What’s interesting is that there are a few studies that delve into the influence that a hypoxic training environment can have on resistance training. One study done in Japan measured size and strength gains of elbow flexors and extensors after 6 weeks of training elbow flexion and extension for 4x10(Those dudes were bro’n out!). They found that size and strength increased significantly more in the hypoxic group and speculated that hypoxic resistance training may be a promising new method.
The study performed at the Japan Institute of Sport Science that Roberts references in his article shows that a hypoxic environment can lead to more growth hormone and more localized endurance within the trained fibers(though strength and size were the same between groups). The thing is, I’m fairly certain that you could get similar results to what these studies found by just lowering the rest periods. By depriving the body of oxygen as in the hypoxic environment, you are essentially limiting its recovery between bouts of resistance exercise. I would think that this is going to place more metabolic stress on the tissues in question and force more of an endurance adaptation to the system. After all, the glycolytic system gets replenished aerobically. What’s more, is we know that for optimum hypertrophy results in resistance training, the rest periods need to be limited while intensity under load stays fairly high. This creates more lactic acid accumulation within the tissue and in turn leads to more growth hormone response. Not to mention it can be pretty grueling and make for an intense workout, which I’m sure the hypoxic groups would attest to. What I feel would be interesting is having the subjects gauge their efforts on an RPE scale as well and compare which group perceived more exertion. My money is on the guys with less air.
So What Good Are They?
Even though it’s impractical to use an elevation mask for traditional elevation training and the fact that it may only be a question of rest periods for its effects on resistance training, doesn’t mean that we should throw the baby out with the bath water. Though I would argue that the usefulness of these masks are very limited, there could still be a time and place(though not often). It's really just up to research to further itself on the subject to really confirm when that is. But, if I had to guess:
These masks seem to have the ability to stress the metabolic system with oxygen deprivation and will raise the heart rate faster with less movement intensity. They should also tax localized active tissue more quickly due to the poor oxygen supply to the muscle. When used, it will almost be as if the athlete's VO2 Max has been temporarily lowered, causing his lactate threshold to also lower. This could result in a higher rate of blood lactate accumulation within the active tissues and all the training adaptations that go along with it. Though I would say this is typically a negative aspect, as you would get less overall work out of the athlete, if they are injured and the goal is to keep up certain aspects of their conditioning, then I could see some possible benefit to it.

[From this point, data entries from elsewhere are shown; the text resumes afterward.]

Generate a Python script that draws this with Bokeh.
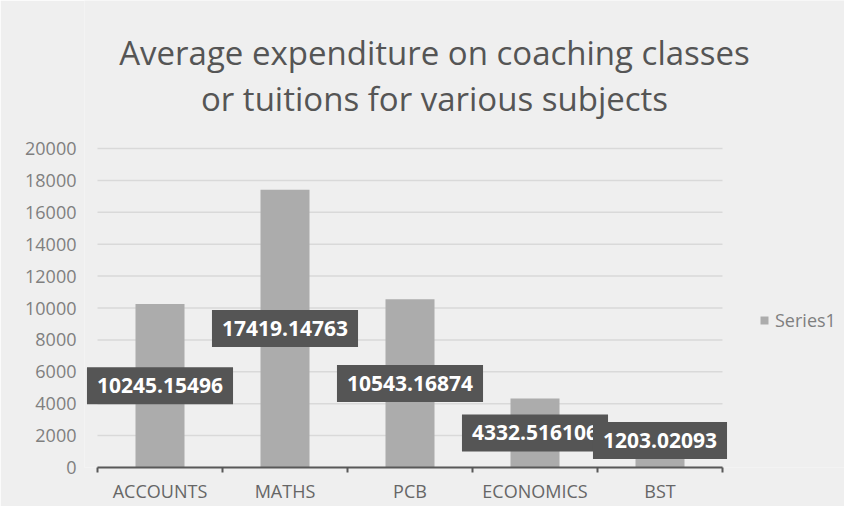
from bokeh.plotting import figure
from bokeh.models import (ColumnDataSource, FixedTicker, Label, Legend, LegendItem, Range1d)
from bokeh.core.properties import value
from bokeh.embed import file_html
from bokeh.resources import INLINE

categories = ["ACCOUNTS", "MATHS", "PCB", "ECONOMICS", "BST"]
values = [10245.15496, 17419.14763, 10543.16874, 4332.516106, 1203.02093]
y_ticks = [0, 2000, 4000, 6000, 8000, 10000, 12000, 14000, 16000, 18000, 20000]
series_name = "Series1"
title_lines = ["Average expenditure on coaching classes",
               "or tuitions for various subjects"]

FONT = "Open Sans"
# layout (pixels)
PLOT_LEFT = 97                     # left edge of the category area
LEFT, BOTTOM = 84, 39              # frame starts a bit left so labels are not clipped
CAT_W = 125                        # pixels per category
PLOT_H = 319                       # pixels for 0..20000
FRAME_W, FRAME_H = 760, 467        # frame extended to hold title and legend
n = len(categories)
y_max = y_ticks[-1]
x_start = -(PLOT_LEFT - LEFT) / CAT_W
x_end = x_start + FRAME_W / CAT_W
y_end = y_max * FRAME_H / PLOT_H

xs = [i + 0.5 for i in range(n)]
label_y = [max(v / 2, 1690) for v in values]
src = ColumnDataSource(dict(x=xs, top=values, cat=categories,
                            ly=label_y, txt=[str(v) for v in values]))
grid_src = ColumnDataSource(dict(x0=[0] * len(y_ticks), x1=[n] * len(y_ticks),
                                 y=y_ticks))

p = figure(frame_width=FRAME_W, frame_height=FRAME_H, output_backend="svg",
           toolbar_location=None,
           x_range=Range1d(x_start, x_end), y_range=Range1d(0, y_end),
           min_border_left=LEFT, min_border_right=0, min_border_top=0,
           min_border_bottom=BOTTOM)
p.title = None
p.background_fill_color = "#efefef"
p.border_fill_color = "#efefef"
p.outline_line_color = None
p.xgrid.grid_line_color = None
p.ygrid.grid_line_color = None

title_cx = 434 - LEFT
for line, sy in zip(title_lines, [415, 369]):
    p.add_layout(Label(x=title_cx, y=sy, x_units="screen", y_units="screen", text=line,
                       text_font=FONT, text_font_size="33px", text_color="#555555",
                       text_align="center", text_baseline="alphabetic"))

p.segment(x0="x0", x1="x1", y0="y", y1="y", source=grid_src,
          line_color="#d9d9d9", line_width=1.5)

bars = p.vbar(x="x", top="top", width=0.392, bottom=0, source=src,
              fill_color="#acacac", line_color=None)

p.text(x="x", y="ly", text="txt", source=src, text_color="white",
       text_font=value(FONT), text_font_style="bold", text_font_size="21px",
       text_align="center", text_baseline="middle",
       background_fill_color="#555555", padding=(10, 11))

p.yaxis.ticker = FixedTicker(ticks=y_ticks)
p.yaxis.axis_line_color = None
p.yaxis.major_tick_line_color = None
p.yaxis.minor_tick_line_color = None
p.yaxis.major_label_text_color = "#7f7f7f"
p.yaxis.major_label_text_font = FONT
p.yaxis.major_label_text_font_size = "18px"
p.yaxis.major_label_standoff = 2

p.xaxis.ticker = FixedTicker(ticks=xs, minor_ticks=list(range(n + 1)))
p.xaxis.bounds = (0, n)
p.xaxis.major_label_overrides = {x: c for x, c in zip(xs, categories)}
p.xaxis.axis_line_color = "#595959"
p.xaxis.axis_line_width = 2
p.xaxis.major_tick_line_color = None
p.xaxis.minor_tick_line_color = "#595959"
p.xaxis.minor_tick_line_width = 2
p.xaxis.minor_tick_out = 5
p.xaxis.minor_tick_in = 0
p.xaxis.major_label_text_color = "#666666"
p.xaxis.major_label_text_font = FONT
p.xaxis.major_label_text_font_size = "18px"
p.xaxis.major_label_standoff = 5

legend = Legend(items=[LegendItem(label=series_name, renderers=[bars])],
                location=(759 - LEFT, 135), background_fill_alpha=0,
                border_line_color=None,
                label_text_color="#7f7f7f", label_text_font=FONT,
                label_text_font_size="18px", glyph_width=10, glyph_height=10,
                label_height=20, label_standoff=6, padding=0, margin=0)
p.add_layout(legend, "center")

open("out.html", "w").write(file_html(p, INLINE))
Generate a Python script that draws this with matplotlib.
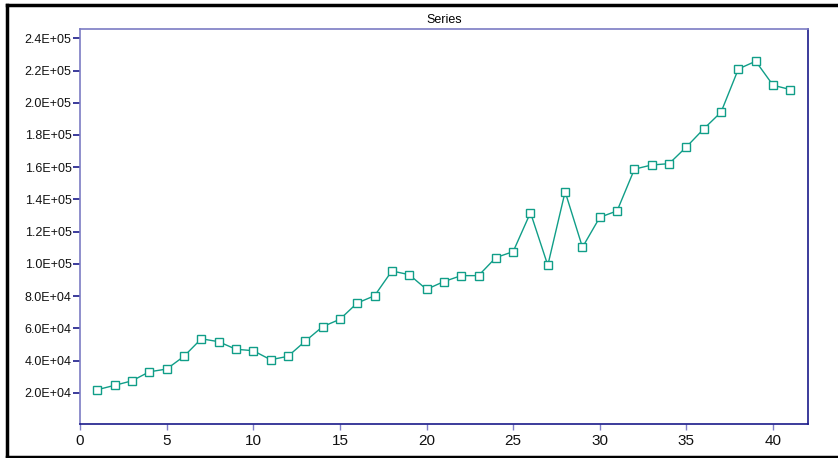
import matplotlib.pyplot as plt
from matplotlib.lines import Line2D
from matplotlib.ticker import FuncFormatter

# observation index and series values
obs = list(range(1, 42))
series = [21900, 24600, 27400, 33000, 34700, 42600, 53500, 51700, 47000, 46100,
          40500, 42600, 52000, 61000, 65600, 75700, 80200, 95600, 93300, 84200,
          89000, 92700, 92700, 103900, 107600, 131800, 99100, 144800, 110300, 128900,
          132900, 158800, 161400, 162200, 172600, 183800, 194200, 221000, 225800, 210900,
          208200]
ytick_vals = [20000, 40000, 60000, 80000, 100000, 120000, 140000, 160000, 180000,
              200000, 220000, 240000]
xtick_vals = [0, 5, 10, 15, 20, 25, 30, 35, 40]

plt.rcParams['font.family'] = ['Liberation Sans Narrow', 'Liberation Sans', 'DejaVu Sans']

W, H = 838, 458
fig = plt.figure(figsize=(W / 100, H / 100), dpi=100)
ax = fig.add_axes([80 / W, 1 - 424 / H, (807.7 - 80) / W, (424 - 29) / H])

teal = '#109e88'
ax.plot(obs, series, color=teal, linewidth=1.0, marker='s', markersize=5.5,
        markerfacecolor='white', markeredgecolor=teal, markeredgewidth=1.0)

ax.set_xlim(0, 42)
ax.set_ylim(600, 245800)
ax.set_xticks(xtick_vals)
ax.set_yticks(ytick_vals)
ax.yaxis.set_major_formatter(FuncFormatter(lambda v, p: f'{v:.1E}'))

ax.spines['left'].set_color('#7c7cc4')
ax.spines['top'].set_color('#7c7cc4')
ax.spines['bottom'].set_color('#1a1a8a')
ax.spines['right'].set_color('#1a1a8a')
for s in ax.spines.values():
    s.set_linewidth(1.2)
ax.tick_params(axis='y', direction='out', length=5, width=1.2, color='#1a1a8a',
               labelsize=9, pad=1, labelcolor='#111111')
ax.tick_params(axis='x', direction='out', length=4, width=1.0, color='#8080c8',
               labelsize=11, pad=3, labelcolor='#111111')

ax.set_title('Series', fontsize=9, pad=4)

# outer frame around the figure
fig.add_artist(Line2D([7 / W, 7 / W], [0, 1 - 5 / H], color='black', linewidth=2.5,
                      transform=fig.transFigure))
fig.add_artist(Line2D([7 / W, 1], [1 - 5 / H, 1 - 5 / H], color='black', linewidth=2.5,
                      transform=fig.transFigure))
fig.add_artist(Line2D([7 / W, 1], [1 - 457 / H, 1 - 457 / H], color='black', linewidth=2.5,
                      transform=fig.transFigure))

plt.savefig('out.png', dpi=100)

You could theoretically put the injured athlete through less rigorous movements to help avoid the injury in question and yet still get a higher-intensity conditioning affect on their system. A necessity for this to work would be having the trainee wear the mask for 15-20 minutes prior to exercise to help deplete resting levels of plasma oxygen. It should also be worn for a brief period afterwards. For anaerobic conditioning, you could have the athlete do a relatively lower intensity movement and get the heart rate to the point of their lactate threshold much easier than in a normotonic environment. For the aerobic conditioning, the same rules would apply, however you would just manage their heart rate and movement variations differently. I would also consider setting the mask to a higher oxygen deprivation level for the anaerobic conditioning to limit aerobic metabolism; Whereas for the aerobic, I may start with a higher level when the mask is first put on then decrease it for the exercise to allow the aerobic pathway more capacity. The issue is that the actual carryover that this would have to maintaining the athlete's work capacity or sport-specific condition would still have to be determined through further testing and study. Until then, the above ideas are all just speculation of how it could potentially be used and should be treated as such when considering implementation. (I personally will wait for more research before throwing this at someone.)

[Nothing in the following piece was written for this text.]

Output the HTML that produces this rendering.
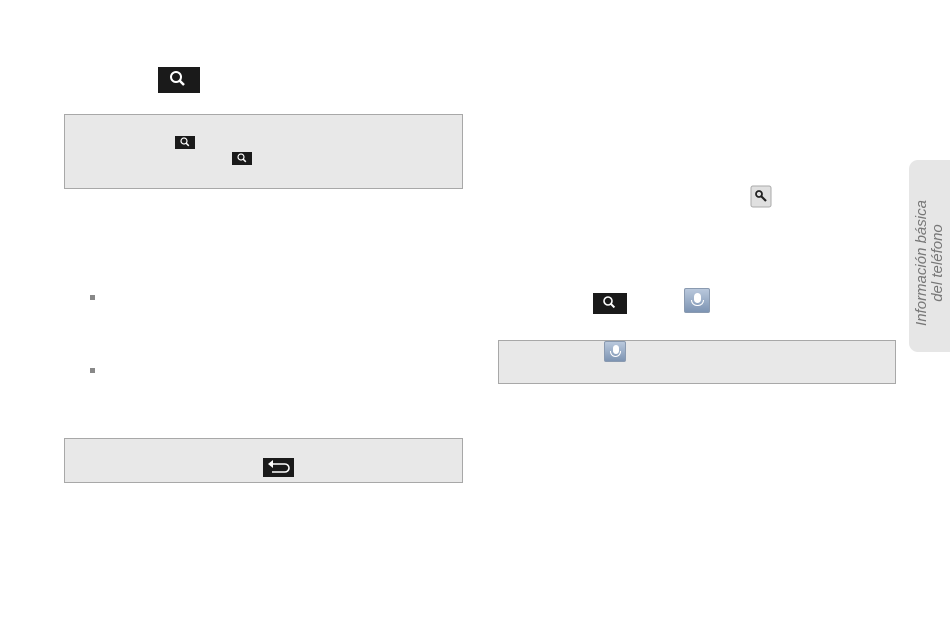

The other aspect of these masks that I feel could be useful is their resistance affect on the breathing mechanism. This would be less physiological in effect and more neuromuscular. Since you are essentially trying to suck air through a hole or hole(s) of variable size, you are causing the muscles of inhalation to work harder. This could be very beneficial if the coach is subjective about how the trainee is breathing and includes it within low threshold work on the right individuals. Many individualshave limited diaphragm involvement upon inhalation(think neck breathers). Introducing an elevation mask along with some world-class cuing could help to reinforce proper breathing function and add some more advanced breathing drill variations to your repertoire. You could also include it in core drills and force the trainee to inhale against resistance while maintaining the proper tension for the exercise. I personally like the idea of a forced-inhalation deadbug. Whereas I wouldn't go to this variation of breathing intervention with everyone, I could definitely see a time and place.

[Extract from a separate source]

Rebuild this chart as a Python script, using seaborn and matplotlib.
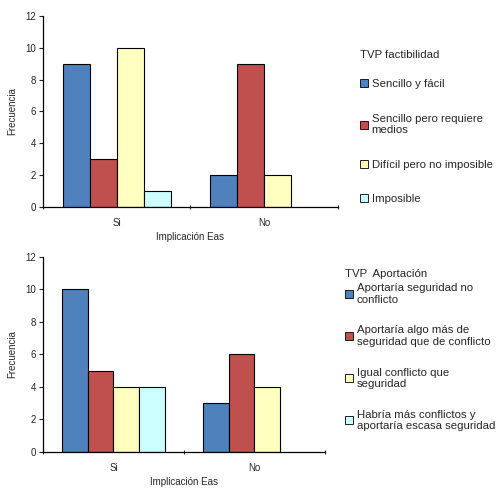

To sum it up, these masks do have potential to elicit very unique affects on ones training. The problem is that the physiological adaptations that will come of it are still questionable when in comparison with other methods. I believe that more research is needed to validate whether they actually replicate a hypoxic environment similarly to an actual change in elevation for the individual. I also think that whether they do or don't replicate it, the ways they are currently being used and implemented into programs by most of their users are going to elicit sub-par results when compared to other means of training. This does not mean that they are completely useless though; They still create a unique affect to alter stressors on the body physiologically and neuromuscularly. This gives them potential to be useful, though there is no substantial proof as to the carryover it will have on performance. Until that proof comes, I'm going to say these masks are just a trend.